— Written exercise —
Write out exactly the lines between the line containing "Rebuild this chart" and the line containing "6.5, 7, 7.5, 8]", including both of those lines, and nothing more.

— Dataset content —
++++++++++
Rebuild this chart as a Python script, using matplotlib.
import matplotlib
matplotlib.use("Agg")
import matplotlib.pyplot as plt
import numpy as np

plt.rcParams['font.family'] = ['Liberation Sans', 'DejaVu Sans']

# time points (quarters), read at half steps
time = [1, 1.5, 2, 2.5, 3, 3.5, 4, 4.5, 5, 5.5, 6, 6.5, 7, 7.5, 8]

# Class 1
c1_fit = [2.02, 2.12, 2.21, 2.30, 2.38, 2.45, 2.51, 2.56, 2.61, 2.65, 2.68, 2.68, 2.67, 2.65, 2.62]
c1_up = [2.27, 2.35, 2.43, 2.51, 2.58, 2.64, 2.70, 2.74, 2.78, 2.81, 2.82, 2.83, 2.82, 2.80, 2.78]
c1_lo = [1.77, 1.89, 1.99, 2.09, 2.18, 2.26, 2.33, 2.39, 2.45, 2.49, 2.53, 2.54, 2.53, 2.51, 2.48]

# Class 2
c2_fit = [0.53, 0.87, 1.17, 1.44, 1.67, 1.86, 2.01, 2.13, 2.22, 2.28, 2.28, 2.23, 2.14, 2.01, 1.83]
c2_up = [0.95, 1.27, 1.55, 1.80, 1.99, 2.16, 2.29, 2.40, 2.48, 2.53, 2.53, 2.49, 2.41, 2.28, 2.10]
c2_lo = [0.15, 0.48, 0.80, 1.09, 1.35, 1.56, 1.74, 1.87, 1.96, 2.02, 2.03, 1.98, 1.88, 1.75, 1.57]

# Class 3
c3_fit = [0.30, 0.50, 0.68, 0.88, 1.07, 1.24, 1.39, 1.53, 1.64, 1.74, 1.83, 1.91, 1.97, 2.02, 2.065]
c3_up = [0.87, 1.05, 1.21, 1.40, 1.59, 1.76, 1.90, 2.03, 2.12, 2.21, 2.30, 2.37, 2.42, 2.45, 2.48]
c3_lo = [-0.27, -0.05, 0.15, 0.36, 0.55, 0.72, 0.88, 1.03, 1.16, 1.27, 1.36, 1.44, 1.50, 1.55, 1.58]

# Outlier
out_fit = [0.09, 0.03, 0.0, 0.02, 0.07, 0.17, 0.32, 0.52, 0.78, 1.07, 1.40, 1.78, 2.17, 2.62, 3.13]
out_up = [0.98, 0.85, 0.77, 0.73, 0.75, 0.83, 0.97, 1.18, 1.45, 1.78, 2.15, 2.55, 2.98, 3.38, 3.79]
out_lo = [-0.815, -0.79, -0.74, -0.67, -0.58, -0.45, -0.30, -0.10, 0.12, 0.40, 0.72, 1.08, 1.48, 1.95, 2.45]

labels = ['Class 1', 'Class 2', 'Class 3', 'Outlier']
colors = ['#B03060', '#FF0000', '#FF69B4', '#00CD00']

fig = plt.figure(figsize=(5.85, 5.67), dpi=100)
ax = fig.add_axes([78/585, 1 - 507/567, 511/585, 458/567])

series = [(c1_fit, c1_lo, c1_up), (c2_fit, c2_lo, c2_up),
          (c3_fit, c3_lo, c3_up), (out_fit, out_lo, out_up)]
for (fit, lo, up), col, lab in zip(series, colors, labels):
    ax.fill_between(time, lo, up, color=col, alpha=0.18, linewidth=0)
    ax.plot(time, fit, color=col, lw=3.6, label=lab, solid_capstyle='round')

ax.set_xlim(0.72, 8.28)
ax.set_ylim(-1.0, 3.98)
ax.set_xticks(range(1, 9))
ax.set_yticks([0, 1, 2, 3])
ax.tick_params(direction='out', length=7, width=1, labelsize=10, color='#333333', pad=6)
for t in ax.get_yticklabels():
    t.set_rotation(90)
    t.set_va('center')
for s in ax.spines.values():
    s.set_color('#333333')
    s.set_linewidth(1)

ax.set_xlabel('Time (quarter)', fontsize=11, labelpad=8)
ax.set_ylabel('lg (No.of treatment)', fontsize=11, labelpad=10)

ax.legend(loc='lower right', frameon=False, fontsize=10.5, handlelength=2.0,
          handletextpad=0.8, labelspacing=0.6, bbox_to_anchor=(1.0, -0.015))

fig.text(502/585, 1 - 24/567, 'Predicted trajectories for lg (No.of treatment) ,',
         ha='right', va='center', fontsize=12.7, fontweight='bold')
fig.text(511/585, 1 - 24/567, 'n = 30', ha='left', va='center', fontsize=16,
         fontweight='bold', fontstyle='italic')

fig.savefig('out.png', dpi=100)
++++++++++
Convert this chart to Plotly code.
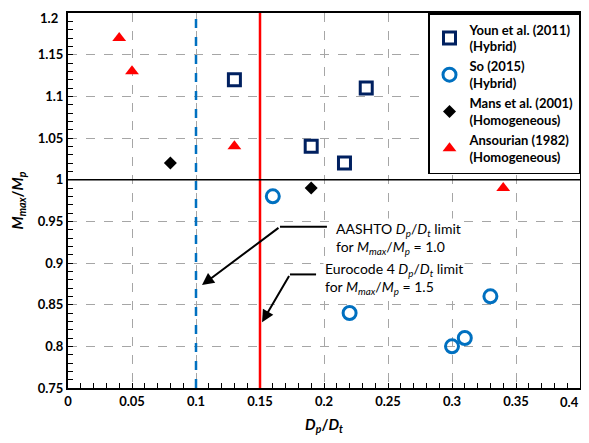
++++++++++
— Response to this exercise —
Rebuild this chart as a Python script, using matplotlib.
import matplotlib
matplotlib.use("Agg")
import matplotlib.pyplot as plt
import numpy as np

plt.rcParams['font.family'] = ['Liberation Sans', 'DejaVu Sans']

# time points (quarters), read at half steps
time = [1, 1.5, 2, 2.5, 3, 3.5, 4, 4.5, 5, 5.5, 6, 6.5, 7, 7.5, 8]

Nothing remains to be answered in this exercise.